O Natal são dois dias
O
Natal são dois dias a que se chega, quando se chega, por todos os outros dias
de caminho agreste e íngreme, pés descalços sobre os gelos polares ou sobre as
areias escaldantes dos desertos, o sofrimento vergando o dorso, a angústia
presa à solidão triste e decadente de uma face velha e enrugada, a desesperança
perdida no fundo dos olhos encovados, o brilho perdido na distância percorrida
sem o apoio de um bastão. As civilizações modernas e solidárias, as guerras que
alastram e os lucros que geram, a proclamação dos direitos do homem e da
criança, uns e outros caídos mortos pela berma dos dias, à míngua de alimento e
de um só gesto de humanidade.
Num
ápice, o gume mortal de um ano que se festeja, champanhe de Reims em cristais
de origem impronunciável, os mesmos direitos do homem e da criança, vasculhando
os dejectos das mesas dos ditos mais favorecidos, à procura de um resto de
alimento que lhes dê vida por mais um dia, apenas um dia de cada vez, sem
paredes onde se pendurem calendários e onde os relógios de luxo presos ao pulso
sejam apenas adornos desconhecidos,
estranhos e inúteis.
Há
um rio de sangue que me corre pelo peito, que me sufoca, que me deixa secas
todas as lágrimas tristes e silenciosas que não são mais nem rio, nem estuário,
nem delta, nem do Okavango que, imenso, se perde conformado e silencioso sobre
as areias do deserto que é a África inteira.
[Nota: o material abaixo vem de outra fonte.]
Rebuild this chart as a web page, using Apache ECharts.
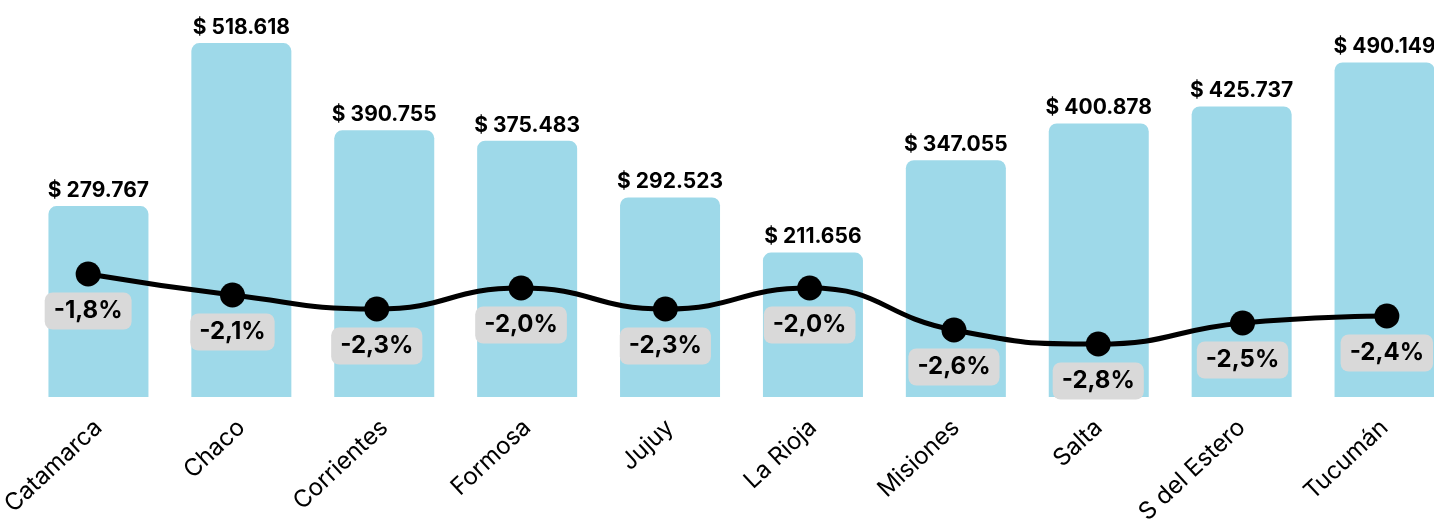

Tanta gente que não teve berço nem
sapatos, que não tem um pataco diário para sobreviver, que não teve um livro e
um destino. E que sucumbe ao golpe letal do punhal implacável que são as doze
badaladas da meia noite e uma dúzia de simbólicas passas de uva para dar sorte
a quem volteia nos salões de dança ao
som de sucessos efémeros e vazios.
O
Natal são dois dias, o Ano Novo são todos os outros. São nenhuns!